Where has this guy been all season? Believe it or not, it’s the same pitcher with the same arsenal of weapons at his disposal. He’s just using them better now. Kelly got himself into trouble earlier this season by relying too heavily on his fastball. While he has an impressive heater that can touch 100 MPH, he had become too one-dimensional. Now that he’s mixing in more of his secondary pitches it has made him less predictable.

"“It’s a process for somebody that has that type of fastball strength to realize you got to work on some secondary stuff,” Red Sox interim manager Torey Lovullo told “And it’s just clicked. I know that Ryan Hanigan and he got on a great roll together and I think Ryan Hanigan deserves a little bit of credit in this as well.”"

Hanigan’s influence can’t be understated.
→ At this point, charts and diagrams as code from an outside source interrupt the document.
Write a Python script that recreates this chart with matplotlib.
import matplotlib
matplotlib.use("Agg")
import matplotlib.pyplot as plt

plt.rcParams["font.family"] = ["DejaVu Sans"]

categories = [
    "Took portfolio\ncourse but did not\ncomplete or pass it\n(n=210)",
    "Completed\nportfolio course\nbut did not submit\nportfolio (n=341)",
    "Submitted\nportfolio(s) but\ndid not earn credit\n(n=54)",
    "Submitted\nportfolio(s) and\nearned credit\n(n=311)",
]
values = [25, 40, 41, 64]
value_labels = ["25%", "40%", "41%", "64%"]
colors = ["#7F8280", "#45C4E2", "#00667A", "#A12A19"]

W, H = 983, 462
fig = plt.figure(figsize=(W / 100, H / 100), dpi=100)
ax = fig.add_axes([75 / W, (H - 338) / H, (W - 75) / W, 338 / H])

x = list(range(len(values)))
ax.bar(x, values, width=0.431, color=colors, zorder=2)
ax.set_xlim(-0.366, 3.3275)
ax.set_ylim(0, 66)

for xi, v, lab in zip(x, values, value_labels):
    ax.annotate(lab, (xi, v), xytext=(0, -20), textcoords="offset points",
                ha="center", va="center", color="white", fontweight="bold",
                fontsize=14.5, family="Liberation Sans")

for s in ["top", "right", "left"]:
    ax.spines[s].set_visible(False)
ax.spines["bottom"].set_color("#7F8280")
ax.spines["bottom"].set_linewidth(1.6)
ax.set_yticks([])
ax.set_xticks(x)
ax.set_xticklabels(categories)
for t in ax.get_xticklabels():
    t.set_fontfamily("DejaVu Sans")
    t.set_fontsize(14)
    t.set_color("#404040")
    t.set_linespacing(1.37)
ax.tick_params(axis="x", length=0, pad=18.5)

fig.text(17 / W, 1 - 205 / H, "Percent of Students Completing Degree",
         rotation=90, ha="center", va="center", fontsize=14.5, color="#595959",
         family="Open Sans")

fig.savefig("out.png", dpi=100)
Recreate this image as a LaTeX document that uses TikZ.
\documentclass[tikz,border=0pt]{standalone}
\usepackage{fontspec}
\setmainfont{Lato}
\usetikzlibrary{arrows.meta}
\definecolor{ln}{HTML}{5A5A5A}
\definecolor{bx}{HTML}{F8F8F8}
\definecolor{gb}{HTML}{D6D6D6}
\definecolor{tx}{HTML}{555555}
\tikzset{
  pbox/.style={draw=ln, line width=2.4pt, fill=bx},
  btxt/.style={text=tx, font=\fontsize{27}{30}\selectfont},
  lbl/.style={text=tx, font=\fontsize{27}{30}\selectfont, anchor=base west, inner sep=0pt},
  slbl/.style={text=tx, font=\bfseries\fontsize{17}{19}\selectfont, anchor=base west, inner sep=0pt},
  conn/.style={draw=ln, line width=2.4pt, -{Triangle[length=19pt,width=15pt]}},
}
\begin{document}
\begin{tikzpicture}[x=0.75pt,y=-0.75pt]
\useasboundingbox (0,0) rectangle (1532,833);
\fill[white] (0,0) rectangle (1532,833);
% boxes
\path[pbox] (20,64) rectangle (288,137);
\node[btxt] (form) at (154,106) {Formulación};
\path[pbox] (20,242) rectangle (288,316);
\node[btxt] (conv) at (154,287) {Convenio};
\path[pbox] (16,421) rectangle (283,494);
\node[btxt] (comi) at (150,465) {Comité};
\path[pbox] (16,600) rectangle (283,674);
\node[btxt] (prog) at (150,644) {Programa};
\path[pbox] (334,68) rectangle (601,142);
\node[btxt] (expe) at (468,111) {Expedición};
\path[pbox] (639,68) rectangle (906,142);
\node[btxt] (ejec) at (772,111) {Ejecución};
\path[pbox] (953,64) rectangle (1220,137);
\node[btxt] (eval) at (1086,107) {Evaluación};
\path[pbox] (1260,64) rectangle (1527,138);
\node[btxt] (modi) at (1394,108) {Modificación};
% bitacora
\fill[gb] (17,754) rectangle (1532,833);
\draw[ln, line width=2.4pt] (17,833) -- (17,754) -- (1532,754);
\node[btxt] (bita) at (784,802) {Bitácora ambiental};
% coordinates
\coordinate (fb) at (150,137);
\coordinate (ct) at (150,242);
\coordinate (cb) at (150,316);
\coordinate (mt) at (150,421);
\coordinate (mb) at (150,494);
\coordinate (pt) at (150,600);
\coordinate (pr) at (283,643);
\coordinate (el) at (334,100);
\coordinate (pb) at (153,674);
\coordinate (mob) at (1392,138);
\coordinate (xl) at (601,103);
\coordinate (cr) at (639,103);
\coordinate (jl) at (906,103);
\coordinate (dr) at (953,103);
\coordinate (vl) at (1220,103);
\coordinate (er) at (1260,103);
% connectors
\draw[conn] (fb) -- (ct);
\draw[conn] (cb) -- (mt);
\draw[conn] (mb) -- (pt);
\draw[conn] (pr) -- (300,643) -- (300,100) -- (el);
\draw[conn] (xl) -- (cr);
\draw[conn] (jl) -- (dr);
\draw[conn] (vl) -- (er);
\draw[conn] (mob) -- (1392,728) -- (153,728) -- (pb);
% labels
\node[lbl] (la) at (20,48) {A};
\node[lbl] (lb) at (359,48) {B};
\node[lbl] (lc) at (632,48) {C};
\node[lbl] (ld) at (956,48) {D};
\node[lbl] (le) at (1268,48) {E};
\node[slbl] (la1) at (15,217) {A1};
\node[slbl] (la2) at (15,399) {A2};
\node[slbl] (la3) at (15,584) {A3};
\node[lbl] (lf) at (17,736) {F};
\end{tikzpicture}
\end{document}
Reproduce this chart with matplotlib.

The veteran catcher missed significant time due to injury this season and the Red Sox pitching staff sorely missed his game-calling abilities behind the plate. Blake Swihart has a bright future, but the rookie catcher doesn’t have the experience to manage pitchers the way Hanigan can.

So what does this mean for Kelly’s future? Has he shown enough over these last 8 starts to secure a spot in the rotation heading into 2016? That will likely depend on how Dave Dombrowski approaches the free agent and trade markets, as his quest to find a reliable front line starter could lead to at least one pitcher from the current staff getting squeezed out. Even if there is no room in a revamped rotation for Kelly, his promising turn-around has shown he has the potential to make an impact on this team in some capacity.

Cy Kelly? Not quite, but a strong finish is helping to erase those early struggles and earn him consideration for next year’s roster.